Belki bir 3. fırsat, 4. fırsat da verilecektir Arda’ya... Ama o, artık naif Arda değilir, takım arkadaşı Emre’yi örnek alır sahada. Maçlardaki her kavganın içinde vardır, ‘yuvam’ dediği G.Saray’ın sahasındaki maçta yenilgiye engel olamaz, ıslıklanır. Gergin çıktığı Sivasspor maçında da kendisine kırmızı kart gösteren hakemin gırtlağına yapışır. Daha önce itiş-kakış, küfürlerden ‘önemli abilerin ricasıyla’  sıyrılan Arda, bu kez TV’lere de yansıyan görüntüler nedeniyle sezonu kapatır. 10 maç ceza kesilmiştir ünlü futbolcuya...
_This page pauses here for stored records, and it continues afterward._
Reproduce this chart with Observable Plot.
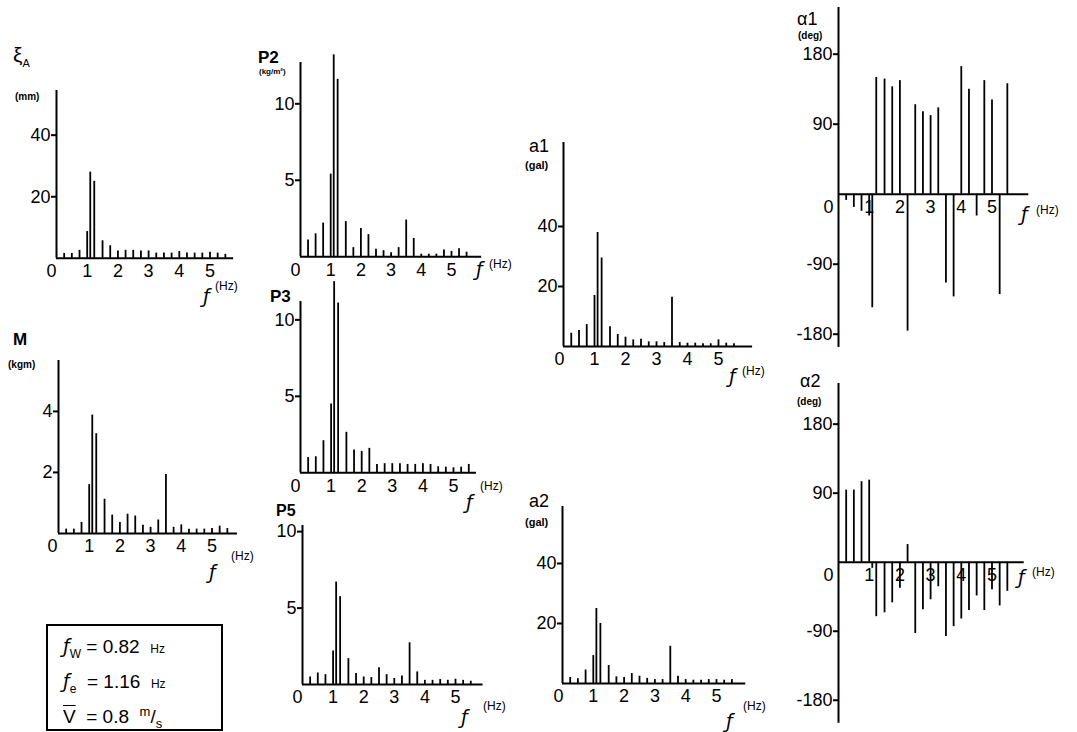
<!DOCTYPE html>
<html><head><meta charset="utf-8">
<script src="https://cdn.jsdelivr.net/npm/d3@7"></script>
<script src="https://cdn.jsdelivr.net/npm/@observablehq/plot@0.6"></script>
<style>
body{margin:0;background:#fff;}
#fig{position:relative;width:1077px;height:732px;font-family:"Liberation Sans",Arial,sans-serif;color:#000;overflow:hidden;background:#fff;}
.lab{position:absolute;white-space:nowrap;line-height:1;}
.box{position:absolute;border:2px solid #000;box-sizing:border-box;}
.bl{position:absolute;white-space:nowrap;line-height:1;font-size:19px;}
.sf{font-family:"DejaVu Sans",sans-serif;font-style:italic;}
.u{font-size:12px;}
</style></head><body><div id="fig"></div><script>
// frequencies of the spectral lines (Hz)
const freq = [0.25,0.5,0.75,1.0,1.1,1.23,1.5,1.75,2.0,2.25,2.5,2.75,3.0,3.25,3.5,3.75,4.0,4.25,4.5,4.75,5.0,5.25,5.5];
const xTickLabels = [1,2,3,4,5];
// amplitudes
const xiA    = [1.6,1.6,2.6,8.7,28,25,5.7,4.1,2.4,2.6,2.6,2.4,2.4,1.7,1.7,1.7,2.2,1.7,1.7,1.7,2.0,1.7,1.3];
const Mval   = [0.14,0.14,0.36,1.6,3.88,3.27,1.12,0.6,0.36,0.63,0.57,0.27,0.2,0.44,1.93,0.2,0.28,0.14,0.14,0.14,0.16,0.24,0.16];
const P2     = [1.1,1.5,2.2,5.4,13.2,11.6,2.3,0.6,1.85,1.45,0.5,0.4,0.26,0.6,2.4,1.2,0.17,0.17,0.17,0.44,0.35,0.52,0.3];
const P3     = [1.0,1.05,2.1,4.5,12.5,11.1,2.65,1.5,1.4,1.6,0.55,0.6,0.6,0.6,0.55,0.55,0.6,0.55,0.4,0.37,0.33,0.37,0.55];
const P5     = [0.5,0.76,0.65,2.2,6.7,5.75,1.7,0.72,0.5,0.46,1.1,0.65,0.4,0.57,2.73,0.83,0.28,0.28,0.33,0.28,0.35,0.28,0.22];
const a1     = [4.4,5.3,7.3,17,38,29.5,6.6,4.0,3.1,2.2,2.4,1.55,1.55,1.3,16.4,1.3,1.1,1.1,0.9,0.9,2.2,1.1,0.9];
const a2     = [2.0,1.6,4.5,9.3,25,20,6.0,2.2,2.0,3.3,2.4,1.7,1.3,1.3,12.4,2.4,1.3,1.1,1.1,1.3,1.3,1.1,1.3];
// phases (deg)
const alpha1 = [-8,-17,-22,-28,-146,150,148,138,146,-176,115,106,101,111,-114,-132,164,135,-28,146,121,-129,142];
const alpha2 = [94,94,105,107,-8,-71,-66,-53,-34,23,-93,-62,-49,-32,-97,-84,-74,-63,-44,-63,-36,-57,-38];
// y tick labels
const ampTicks20 = [20,40], ampTicks2 = [2,4], ampTicks5 = [5,10], degTicks = [-180,-90,90,180];

const panels = [
  {values:xiA,  left:56,  base:258, kx:30.7, ky:3.08, ymin:0, ymax:54.5, xmax:5.77, yticks:ampTicks20, zdx:-5, fx:203, fy:287, hx:215, hy:280},
  {values:Mval, left:58,  base:533, kx:30.7, ky:30.5, ymin:0, ymax:5.67, xmax:5.83, yticks:ampTicks2,  zdx:-6, fx:209, fy:563, hx:231, hy:550},
  {values:P2,   left:300, base:256, kx:30.2, ky:15.3, ymin:0, ymax:12.7, xmax:6.0,  yticks:ampTicks5,  zdx:-5, fx:476, fy:260, hx:489, hy:258},
  {values:P3,   left:300, base:472, kx:30.6, ky:15.3, ymin:0, ymax:11.2, xmax:5.75, yticks:ampTicks5,  zdx:-5, fx:466, fy:493, hx:480, hy:480},
  {values:P5,   left:302, base:684, kx:30.6, ky:15.3, ymin:0, ymax:10.4, xmax:5.9,  yticks:ampTicks5,  zdx:-5, fx:461, fy:708, hx:483, hy:700},
  {values:a1,   left:563, base:346, kx:31.0, ky:3.0,  ymin:0, ymax:68,   xmax:6.1,  yticks:ampTicks20, zdx:-4, fx:729, fy:367, hx:742, hy:365},
  {values:a2,   left:562, base:683, kx:30.8, ky:3.0,  ymin:0, ymax:59,   xmax:5.95, yticks:ampTicks20, zdx:-4, fx:726, fy:712, hx:743, hy:700},
  {values:alpha1,left:838,base:194, kx:30.7, ky:0.778,ymin:-197,ymax:240,xmax:6.2,  yticks:degTicks,   zdx:-10,fx:1021,fy:205, hx:1036,hy:204},
  {values:alpha2,left:838,base:562, kx:30.7, ky:0.767,ymin:-210,ymax:233,xmax:6.05, yticks:degTicks,   zdx:-10,fx:1018,fy:568, hx:1032,hy:566}
];

const titles = [
  {html:'ξ<sub style="font-size:11px">A</sub>', x:13, y:44, size:21, w:"normal"},
  {html:'(mm)', x:15, y:92, size:10, w:"bold"},
  {html:'M', x:13, y:331, size:17, w:"bold"},
  {html:'(kgm)', x:8, y:360, size:10, w:"bold"},
  {html:'P2', x:258, y:49, size:17, w:"bold"},
  {html:'(kg/m²)', x:259, y:68, size:8, w:"bold"},
  {html:'P3', x:270, y:288, size:17, w:"bold"},
  {html:'P5', x:276, y:503, size:16, w:"bold"},
  {html:'a1', x:529, y:137, size:18, w:"normal"},
  {html:'(gal)', x:525, y:160, size:11, w:"bold"},
  {html:'a2', x:529, y:492, size:18, w:"normal"},
  {html:'(gal)', x:525, y:517, size:11, w:"bold"},
  {html:'α1', x:797, y:10, size:18, w:"normal"},
  {html:'(deg)', x:798, y:31, size:10, w:"bold"},
  {html:'α2', x:800, y:372, size:18, w:"normal"},
  {html:'(deg)', x:797, y:397, size:10, w:"bold"}
];

const fig = document.getElementById("fig");
function label(html, x, y, size, weight, extra) {
  const d = document.createElement("div");
  d.className = "lab";
  d.innerHTML = html;
  d.style.left = x + "px"; d.style.top = y + "px";
  d.style.fontSize = size + "px"; d.style.fontWeight = weight || "normal";
  if (extra) d.style.cssText += extra;
  fig.appendChild(d);
}

function drawPanel(p) {
  const mL = 45, mR = 6, mT = 30, mB = 30;
  const w = p.xmax * p.kx, h = (p.ymax - p.ymin) * p.ky;
  const data = freq.map((f, i) => ({f, v: p.values[i]}));
  const svg = Plot.plot({
    width: mL + w + mR, height: mT + h + mB,
    marginLeft: mL, marginRight: mR, marginTop: mT, marginBottom: mB,
    x: {domain: [0, p.xmax], axis: null},
    y: {domain: [p.ymin, p.ymax]},
    style: {background: "transparent", overflow: "visible", fontFamily: "'Liberation Sans', Arial, sans-serif", fontSize: "18px", color: "#000"},
    marks: [
      Plot.ruleX([0], {y1: p.ymin, y2: p.ymax, stroke: "#000", strokeWidth: 2}),
      Plot.ruleY([0], {x1: 0, x2: p.xmax, stroke: "#000", strokeWidth: 2}),
      Plot.ruleX(data, {x: "f", y1: 0, y2: "v", stroke: "#000", strokeWidth: 1.8}),
      Plot.axisY(p.yticks, {tickSize: 5, tickPadding: 1, tickFormat: d => String(d), fontSize: 18, strokeWidth: 2, label: null}),
      Plot.text(xTickLabels, {x: d => d, y: 0, dy: 13, text: d => String(d), fontSize: 18, fill: "#000"}),
      Plot.text([0], {x: d => d, y: 0, dx: p.zdx, dy: 13, text: d => String(d), fontSize: 18, fill: "#000"})
    ]
  });
  svg.style.position = "absolute";
  svg.style.left = (p.left - mL) + "px";
  svg.style.top = (p.base - p.ymax * p.ky - mT) + "px";
  fig.appendChild(svg);
  label('ƒ', p.fx, p.fy, 19, "normal", "font-family:'DejaVu Sans',sans-serif;font-style:italic;");
  label('(Hz)', p.hx, p.hy, 12, "normal");
}

panels.forEach(drawPanel);
titles.forEach(t => label(t.html, t.x, t.y, t.size, t.w));

// parameter box
const box = document.createElement("div");
box.className = "box";
box.style.cssText += "left:46px;top:624px;width:177px;height:107px;";
const boxLines = [
  {html:'<span class="sf">ƒ</span><sub style="font-size:12px">W</sub> = 0.82 &nbsp;<span class="u">Hz</span>', top:11},
  {html:'<span class="sf">ƒ</span><sub style="font-size:12px">e</sub> &nbsp;= 1.16 &nbsp;<span class="u">Hz</span>', top:46},
  {html:'<span style="text-decoration:overline">V</span> &nbsp;= 0.8 &nbsp;<sup style="font-size:13px">m</sup>/<sub style="font-size:13px">s</sub>', top:79}
];
boxLines.forEach(l => {
  const d = document.createElement("div");
  d.className = "bl"; d.innerHTML = l.html;
  d.style.left = "15px"; d.style.top = l.top + "px";
  box.appendChild(d);
});
fig.appendChild(box);
</script></body></html>
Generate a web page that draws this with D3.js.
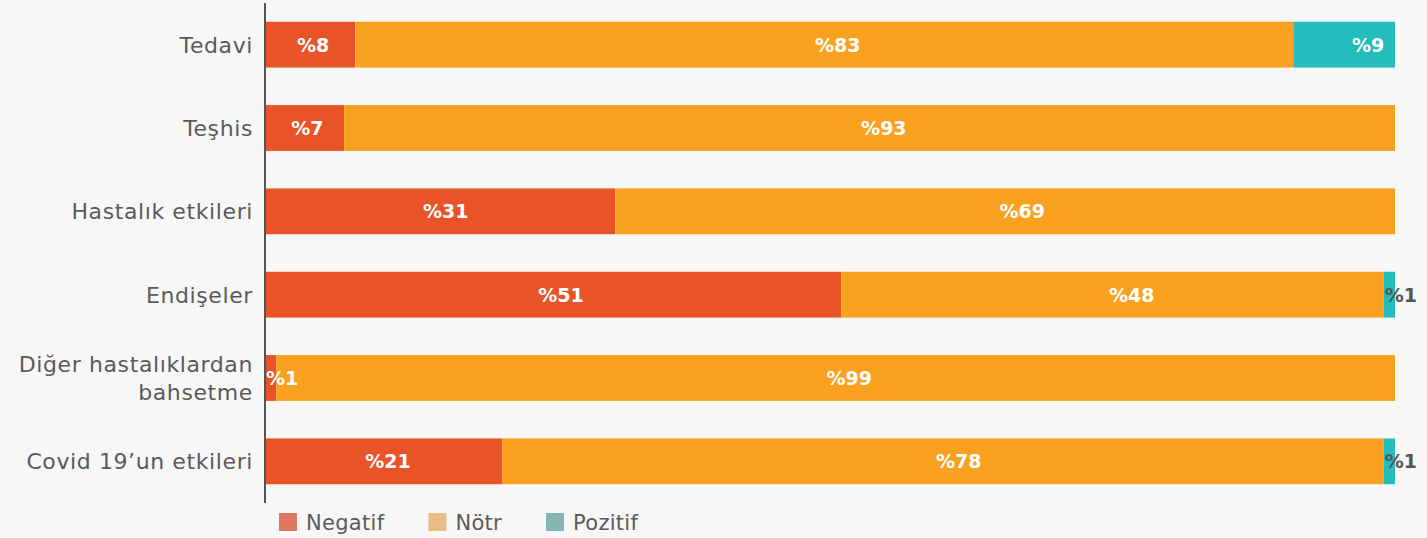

Terim’le gerilimleri milli takıma yansımıştı

Özür dilese affolur mu?

Futbol dünyası yine de Arda’ya bir şans daha tanımak ister. Prensip sahibi teknik direktör Abdullah Avcı’nın tevhid-i tedrisatı belki onu toparlar diye umutlanır futbol dünyası. Belki sezon başı antrenmanlarını yaparsa sinirlerine de hâkim olur denirken geçen çarşamba gecesi Emirgan’daki gece kulübünde yaşananlar patlak verir. Şarkıcı Berkay’a atılan yumruklar, hastaneye silahla gitmeler, “Eşine asıldığımı düşünüyorsan vur beni” raconu, ateşlenen (veya patlayan) bir tabanca ve emniyette verdiği 3 saatlik ifade sonrası sosyal medyaya yansıyan, ‘hatırlı insanlar araya girince serbest kaldı’ iddiaları.

Evet, Arda Turan’ın hayatı roman görüldüğü üzere; güzel başlayan ama kötü sona doğru giden. Herkesin beğenisini kazanan bir futbolcuyken bir anda neredeyse ‘persona non grata’ haline gelmek, kolay tanık olunur bir yaşam yazgısı olmasa gerek! Tam bir Dr. Jekyll, Mr. Hyde olayı...  Ne var ki bu romanın asıl kaybedeni; milyonlarca Avro servet yapan Arda değil, ünlü futbolcunun şöyle ya da böyle dokunduğu eşler, sevgililer, kadınlar. Eğer, beyaz bir sayfa açmak istiyorsa bu genç adam, önce üzdüğü hanımefendilerden özür dilemeli.